Gradient Descent in LR
Gradient Descent is an optimization algorithm used to find the best values of slope (m) and intercept (b) in Linear Regression (LR). It helps minimize prediction error by continuously updating model parameters step by step.
Instead of calculating the best-fit line directly using formulas, Gradient Descent gradually learns the optimal line through iterations.
Why Gradient Descent is Needed
Suppose a regression model predicts values poorly.
Example:
| Actual Marks | Predicted Marks |
|---|---|
| 50 | 30 |
| 60 | 35 |
| 70 | 40 |
The prediction error is high.
Gradient Descent helps:
-
Reduce prediction error
-
Improve model accuracy
-
Find optimal values of m and b
Main Idea of Gradient Descent
Gradient Descent works like this:
1. Start with random values of m and b
2. Calculate prediction error
3. Update m and b
4. Repeat until error becomes very small
Linear Regression Equation
y = mx + b
Where:
-
y → Predicted output
-
x → Input feature
-
m → Slope
-
b → Intercept
Cost Function
Gradient Descent minimizes the Cost Function.
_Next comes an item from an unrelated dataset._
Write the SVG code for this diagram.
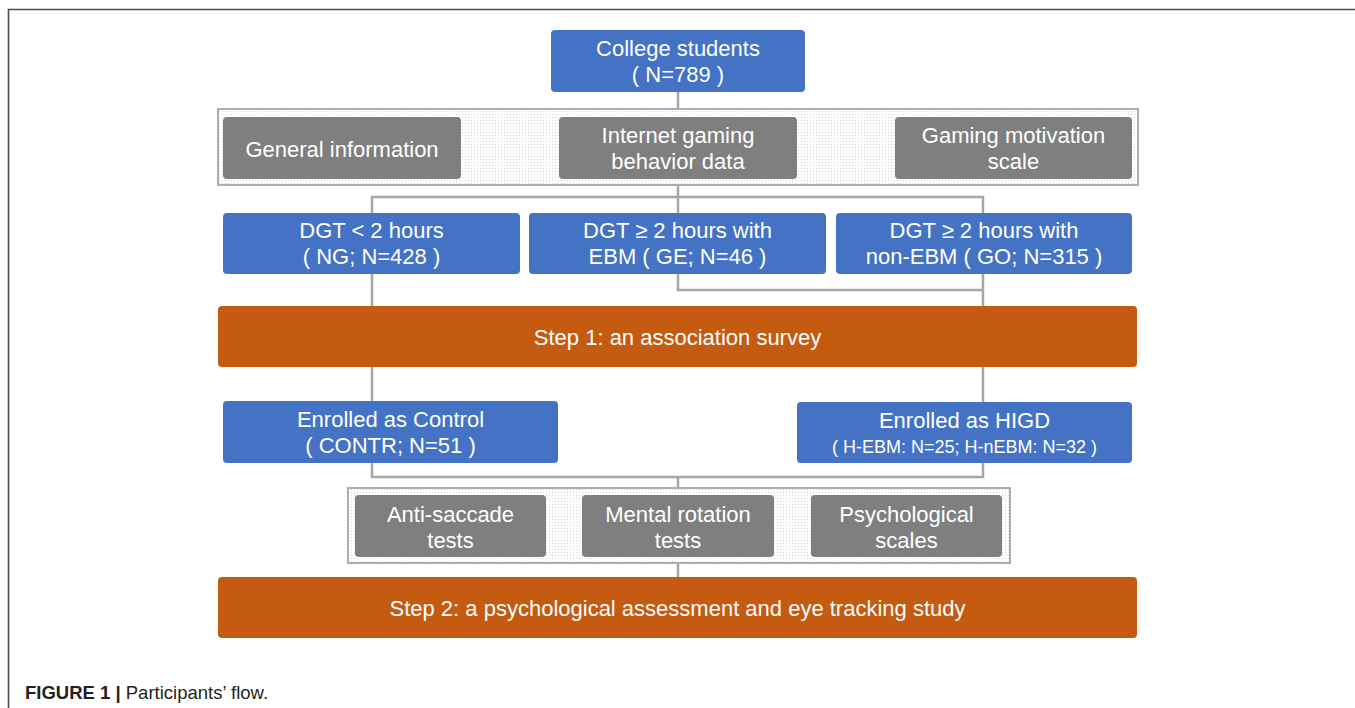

The most common cost function is:
Mean Squared Error (MSE)
MSE Formula
MSE = Σ(actual_y - predicted_y)^2 / n
Goal:
Minimize MSE
Real-Life Analogy
Imagine you are standing on a mountain and want to reach the lowest point.
You:
-
Take small steps downward
-
Check direction continuously
-
Eventually reach the bottom
Gradient Descent works similarly:
-
It moves step by step toward minimum error.
Important Terms
1. Learning Rate
Learning Rate controls:
How big each step should be
Small Learning Rate
Slow learning
More iterations
Large Learning Rate
May skip minimum point
Unstable learning
2. Iterations
Iterations represent:
How many times parameters are updated
More iterations usually improve learning.
Mathematical Example
Dataset
| X | Y |
|---|---|
| 1 | 2 |
| 2 | 4 |
| 3 | 6 |
Step 1: Initial Values
Suppose:
m = 0
b = 0
Learning Rate = 0.01
Step 2: Prediction Formula
predicted_y = mx + b
Predictions
For X = 1:
predicted_y = (0 * 1) + 0 = 0
For X = 2:
predicted_y = (0 * 2) + 0 = 0
For X = 3:
predicted_y = (0 * 3) + 0 = 0
Step 3: Calculate Error
| Actual Y | Predicted Y | Error |
|---|---|---|
| 2 | 0 | 2 |
| 4 | 0 | 4 |
| 6 | 0 | 6 |
Large errors exist.
Step 4: Update Parameters
Gradient Descent updates:
-
m
-
b
to reduce error.
After one update:
m = 0.28
b = 0.12
Predictions improve.
Step 5: Repeat Process
Gradient Descent keeps updating values repeatedly until:
Error becomes minimum
Visualization of Learning
Iteration 1 → High Error
Iteration 10 → Lower Error
Iteration 100 → Minimum Error
Python Example — Gradient Descent
import numpy as np
# Dataset
X = np.array([1, 2, 3])
Y = np.array([2, 4, 6])
# Initial values
m = 0
b = 0
# Learning rate
L = 0.01
# Iterations
epochs = 1000
n = len(X)
# Gradient Descent
for i in range(epochs):
Y_pred = m * X + b
# Derivatives
dm = (-2/n) * sum(X * (Y - Y_pred))
db = (-2/n) * sum(Y - Y_pred)
# Update values
m = m - L * dm
b = b - L * db
print("Slope:", m)
print("Intercept:", b)
Expected Output
Slope ≈ 2
Intercept ≈ 0
Final Equation
y = 2x
What Gradient Descent Learned
The algorithm learned:
When X increases,
Y increases proportionally.
Types of Gradient Descent
| Type | Description |
|---|---|
| Batch Gradient Descent | Uses entire dataset |
| Stochastic Gradient Descent | Uses one sample at a time |
| Mini-Batch Gradient Descent | Uses small batches |
Advantages of Gradient Descent
-
Works for large datasets
-
Efficient optimization
-
Widely used in Deep Learning
-
Helps minimize prediction error
Limitations
-
Requires proper learning rate
-
Can be slow for complex problems
-
May get stuck in local minima
Important Points
1. Gradient Descent minimizes the cost function.
2. Learning Rate controls step size.
3. Gradient Descent updates slope and intercept iteratively.
4. MSE is commonly used as the cost function.
5. Gradient Descent is widely used in Machine Learning and Deep Learning.
Summary
Gradient Descent is an optimization algorithm used in Linear Regression to minimize prediction error by continuously updating slope and intercept values. It helps models learn the best-fit line step by step through iterative optimization.